Essays on international business strategy of non-traditional goods Ruckman, Karen Elizabeth

Abstract

This thesis comprises three essays on international business strategy with regards to services and technology. The first essay investigates why the average expense ratio paid by Canadian mutual fund investors is 50% higher than that paid in U.S. This discrepancy is commonly thought to exist because Canadian funds do not take advantage of economies of scale and have less competition. A monopolistic competition framework is used to develop a model for the mutual fund industry. By allowing each fund to have different attributes, the model permits funds to charge different expense ratios in equilibrium and is found to strongly fit the North American mutual fund market. Empirical analysis indicates that these two common explanations and measurable fund attributes account for 15% of the discrepancy. The second essay analyses the U.S. mutual fund decision to enter the Canadian market through either foreign direct investment (FDI) or trade in advisement services.

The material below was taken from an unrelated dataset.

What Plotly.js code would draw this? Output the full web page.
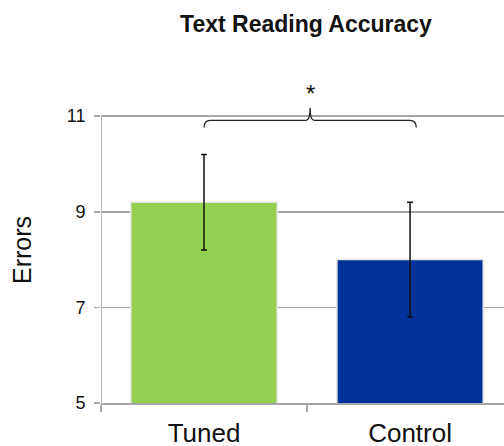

The total value of U.S.-controlled funds amounts to 18% of the Canadian equity fund market. This paper investigates how the fund-level and firm-level characteristics affect the channel used to enter the Canadian market. Empirical results indicate that the funds offered through FDI are not especially successful in the U.S. market but are associated with companies with large market shares, whereas the funds offered through trade in advisement services are highly successful in the U.S. market and are from companies with relatively few successful funds. The third essay compares the motivation for acquisition between foreign and domestic acquirers of U.S. drug companies, especially with regard to technology transfer. An estimation of the acquisition decision reveals that foreign acquirers choose targets with high research intensity more as their own intensity decreases while domestic acquirers choose targets with high research intensity more as their own intensity increases. Domestic acquirers' post-acquisition innovative productivity increases mostly due to efficiency of knowledge synthesis because the targets are usually have familiar product lines. Foreign acquirers' innovative productivity does not increase after acquisition because they tend to take over firms in unfamiliar research areas that are usually highly technical and require a long-term commitment of R&D.